» **Aim of the exercise**:
Without the pictures, set down every line of the data exactly.

» **Data excerpt**:

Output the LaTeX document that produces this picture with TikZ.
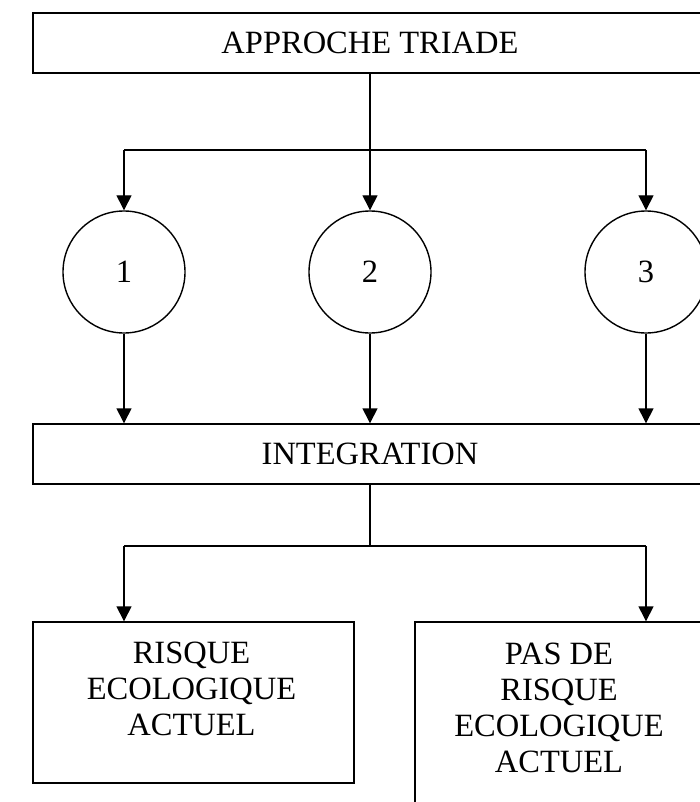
\documentclass[tikz,border=0pt]{standalone}
\usepackage{fontspec}
\setmainfont{Liberation Serif}
\usetikzlibrary{arrows.meta}

\begin{document}
\begin{tikzpicture}
  			[x=1pt,y=-1pt,line width=1.4pt,>={Triangle[width=15pt,length=15pt]},
  			every node/.style={font=\fontsize{32.5}{36}\selectfont, inner sep=0pt},
  			box/.style={draw, rectangle},
  			round/.style={circle, draw, minimum size=122pt}]
  			\useasboundingbox (0,0) rectangle (700,802);
  			\clip (0,0) rectangle (700,802);
  			\node [box, minimum width=674pt, minimum height=60pt] (triade) at (370,43) {APPROCHE TRIADE};
  			\node [round] (c1) at (124,272) {1};
  			\node [round] (c2) at (370,272) {2};
  			\node [round] (c3) at (646,272) {3};
  			\node [box, minimum width=674pt, minimum height=60pt] (integ) at (370,454) {INTEGRATION};
  			\node [box, minimum width=321pt, minimum height=161pt] (risk) at (193.5,702.5) {};
  			\node [box, minimum width=288pt, minimum height=228pt] (norisk) at (559,736) {};
  			\node [anchor=north, align=center] (risktxt) at (191.5,641) {RISQUE\\ECOLOGIQUE\\ACTUEL};
  			\node [anchor=north, align=center] (norisktxt) at (559,642) {PAS DE\\RISQUE\\ECOLOGIQUE\\ACTUEL};

  			\coordinate (s1) at (124,150);
  			\coordinate (s2) at (370,150);
  			\coordinate (s3) at (646,150);
  			\coordinate (m1) at (124,546);
  			\coordinate (m2) at (370,546);
  			\coordinate (m3) at (646,546);

  			\draw (triade.south) -- (s2);
  			\draw (s1) -- (s3);
  			\foreach \n in {1,2,3}
    		\draw[->] (s\n) -- (c\n);
  			\foreach \n in {1,2,3}
    		\draw[->] (c\n.south) -- (c\n.south |- integ.north);
  			\draw (integ.south) -- (m2);
  			\draw (m1) -- (m3);
  			\draw[->] (m1) -- (m1 |- risk.north);
  			\draw[->] (m3) -- (m3 |- norisk.north);
		\end{tikzpicture}
\end{document}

» **Answer to the exercise**:
Output the LaTeX document that produces this picture with TikZ.
\documentclass[tikz,border=0pt]{standalone}
\usepackage{fontspec}
\setmainfont{Liberation Serif}
\usetikzlibrary{arrows.meta}

\begin{document}
\begin{tikzpicture}
  			[x=1pt,y=-1pt,line width=1.4pt,>={Triangle[width=15pt,length=15pt]},
  			every node/.style={font=\fontsize{32.5}{36}\selectfont, inner sep=0pt},
  			box/.style={draw, rectangle},
  			round/.style={circle, draw, minimum size=122pt}]
  			\useasboundingbox (0,0) rectangle (700,802);
  			\clip (0,0) rectangle (700,802);
  			\node [box, minimum width=674pt, minimum height=60pt] (triade) at (370,43) {APPROCHE TRIADE};
  			\node [round] (c1) at (124,272) {1};
  			\node [round] (c2) at (370,272) {2};
  			\node [round] (c3) at (646,272) {3};
  			\node [box, minimum width=674pt, minimum height=60pt] (integ) at (370,454) {INTEGRATION};
  			\node [box, minimum width=321pt, minimum height=161pt] (risk) at (193.5,702.5) {};
  			\node [box, minimum width=288pt, minimum height=228pt] (norisk) at (559,736) {};
  			\node [anchor=north, align=center] (risktxt) at (191.5,641) {RISQUE\\ECOLOGIQUE\\ACTUEL};
  			\node [anchor=north, align=center] (norisktxt) at (559,642) {PAS DE\\RISQUE\\ECOLOGIQUE\\ACTUEL};

  			\coordinate (s1) at (124,150);
  			\coordinate (s2) at (370,150);
  			\coordinate (s3) at (646,150);
  			\coordinate (m1) at (124,546);
  			\coordinate (m2) at (370,546);
  			\coordinate (m3) at (646,546);

  			\draw (triade.south) -- (s2);
  			\draw (s1) -- (s3);
  			\foreach \n in {1,2,3}
    		\draw[->] (s\n) -- (c\n);
  			\foreach \n in {1,2,3}
    		\draw[->] (c\n.south) -- (c\n.south |- integ.north);
  			\draw (integ.south) -- (m2);
  			\draw (m1) -- (m3);
  			\draw[->] (m1) -- (m1 |- risk.north);
  			\draw[->] (m3) -- (m3 |- norisk.north);
		\end{tikzpicture}
\end{document}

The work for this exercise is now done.